Lactobacillus jensenii

Scientific classification
- Domain: Bacteria
- Kingdom: Bacillati
- Phylum: Bacillota
- Class: Bacilli
- Order: Lactobacillales
- Family: Lactobacillaceae
- Genus: Lactobacillus
- Species: L. jensenii
- Binomial name: Lactobacillus jensenii Falsen et al. 1999

= Lactobacillus jensenii =

- Genus: Lactobacillus
- Species: jensenii
- Authority: Falsen et al. 1999

Species of bacterium

Lactobacillus jensenii is a lactic acid bacteria species in the genus Lactobacillus.

It is one of the four main species of Lactobacillus considered to be the major part of the vaginal flora, along with Lactobacillus crispatus, Lactobacillus gasseri, and Lactobacillus iners.

L. jensenii is sometimes used in producing fermented foods.

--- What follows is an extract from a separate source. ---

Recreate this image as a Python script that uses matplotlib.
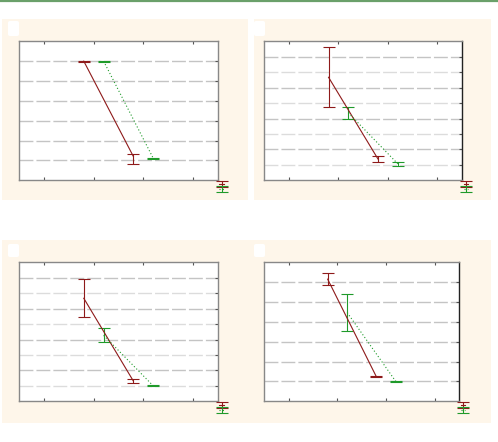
import matplotlib
matplotlib.use("Agg")
import matplotlib.pyplot as plt
from matplotlib.patches import Rectangle, FancyBboxPatch
from matplotlib.lines import Line2D

W, H = 498, 442

# ---- data ----
categories = [2, 3]
x_ticks = [1, 2, 3, 4]
ylims = [7, 9, 9, 7]
red_means = [[6.0, 1.2], [6.67, 1.38], [6.67, 1.31], [6.15, 1.23]]
red_err_lo = [[0.02, 0.36], [1.93, 0.17], [1.22, 0.14], [0.30, 0.03]]
red_err_hi = [[0.02, 0.11], [1.93, 0.17], [1.22, 0.14], [0.30, 0.03]]
green_means = [[6.0, 1.11], [4.37, 1.07], [4.27, 1.0], [4.47, 0.99]]
green_err = [[0.02, 0.02], [0.40, 0.13], [0.45, 0.03], [0.93, 0.03]]

RED = "#8e1a1a"
GREEN = "#1f9a2a"
CREAM = "#fef6ea"

fig = plt.figure(figsize=(W / 100, H / 100), dpi=100)
fig.patch.set_facecolor("white")

def px(x0, y0, x1, y1):
    return [x0 / W, 1 - y1 / H, (x1 - x0) / W, (y1 - y0) / H]

# top green rule
fig.add_artist(Line2D([0, 1], [1 - 0.8 / H, 1 - 0.8 / H], color="#6aa06a", lw=1.6,
                      transform=fig.transFigure))

creams = [(2, 19, 248, 200), (254, 19, 491, 200), (2, 240, 248, 423), (248, 240, 491, 423)]
labels_box = [(8, 21, 19, 36), (254, 21, 265, 36), (8, 244, 19, 257), (254, 244, 265, 257)]
axes_px = [(19.3, 41.3, 217.7, 180.3), (264.3, 41.3, 462, 180.3),
           (19.3, 262.3, 217.7, 401.3), (264.3, 262.3, 459.3, 401.3)]

for (x0, y0, x1, y1) in creams:
    b = px(x0, y0, x1, y1)
    fig.add_artist(Rectangle((b[0], b[1]), b[2], b[3], transform=fig.transFigure,
                             facecolor=CREAM, edgecolor="none", zorder=0))
for (x0, y0, x1, y1) in labels_box:
    b = px(x0, y0, x1, y1)
    fig.add_artist(FancyBboxPatch((b[0], b[1]), b[2], b[3], transform=fig.transFigure,
                                  boxstyle="round,pad=0,rounding_size=0.004",
                                  facecolor="white", edgecolor="none", zorder=1))

off = 0.2
for i, apx in enumerate(axes_px):
    ax = fig.add_axes(px(*apx))
    ax.set_facecolor("white")
    ax.set_xlim(0.5, 4.5)
    ax.set_ylim(0, ylims[i])
    ax.set_xticks(x_ticks)
    ax.set_yticks(range(1, ylims[i]))
    ax.tick_params(axis="x", which="both", direction="in", length=2, top=True, bottom=True,
                   labelbottom=False, color="#555555", width=0.8)
    ax.tick_params(axis="y", which="both", direction="in", length=2, left=False, right=True,
                   labelleft=False, color="#555555", width=0.8)
    for yv in range(1, ylims[i]):
        c = "#c4c4c4" if (yv % 2 == 0 or ylims[i] == 7) else "#dcdcdc"
        ax.axhline(yv, color=c, lw=1.0, dashes=(10, 2.2), zorder=1)
    for s in ["left", "top", "bottom"]:
        ax.spines[s].set_color("#888888")
        ax.spines[s].set_linewidth(1.0)
    ax.spines["right"].set_color("#222222" if i in (1, 3) else "#888888")
    ax.spines["right"].set_linewidth(1.0)

    xr = [c - off for c in categories]
    xg = [c + off for c in categories]
    hr = ax.errorbar(xr, red_means[i], yerr=[red_err_lo[i], red_err_hi[i]], color=RED,
                     lw=0.8, elinewidth=0.8, capsize=4, capthick=0.8, zorder=3)
    hg = ax.errorbar(xg, green_means[i], yerr=green_err[i], color=GREEN, ls=(0, (1, 2)),
                     lw=0.8, elinewidth=0.8, capsize=4, capthick=0.8, zorder=3)
    ax.legend([hr, hg], ["", ""], loc="upper left", bbox_to_anchor=(1.0, 0.0),
              frameon=False, handlelength=0.8, handletextpad=0.0, borderpad=0.1,
              labelspacing=0.0, borderaxespad=0.2, fontsize=4)

fig.savefig("out.png", dpi=100, facecolor="white")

Lactobacillus jensenii produces enzymes that cause hydrolase release from the liver. Hydrolase aids in the digestion of food in the upper gastrointestinal tract.

Lactobacillus jensenii and other Lactobacillus species that produce lactic acid, (most notably L. crispatus), have been correlated with a decreased rate of bacterial vaginosis, gonorrhea- and HIV-acquisition and pelvic inflammatory disease. A stable colonization with these species, as opposed to dominantly L. iners, is associated with better reproductive outcomes, e.g. a decreased rate of preterm birth.

==Discovery==
Lactobacillus jensenii was discovered by F. Gasser, M. Mandel, and M. Rogosa in 1969. Although sharing many characterization criteria, L. jensenii differed from the similar Lactobacillus leichmannii in a gel electrophoresis analysis of their respective lactic dehydrogenases. The species was named in honour of Sigurd Orla-Jensen, a Danish microbiologist and a pioneer of biotechnology.

==Characterization==
Lactobacillus jensenii is Gram-positive, rod-shaped, negative for catalase and oxidase, and anaerobic. The organism can grow on blood agar.

==Morphology==
Colonies of L. jensenii are circular, colorless, small, and translucent.

==Infection==
Bloodstream infection by Lactobacilli is rare but often fatal, with 30% of endocarditis cases caused by the genus resulting in patient mortality. While L. jensenii takes advantage of nonimmunocompetence in patients, immunocompetent cases have also been observed.

==Treatment==
In the rare occurrence of infection, L. jensenii can be treated with teicoplanin and meropenem.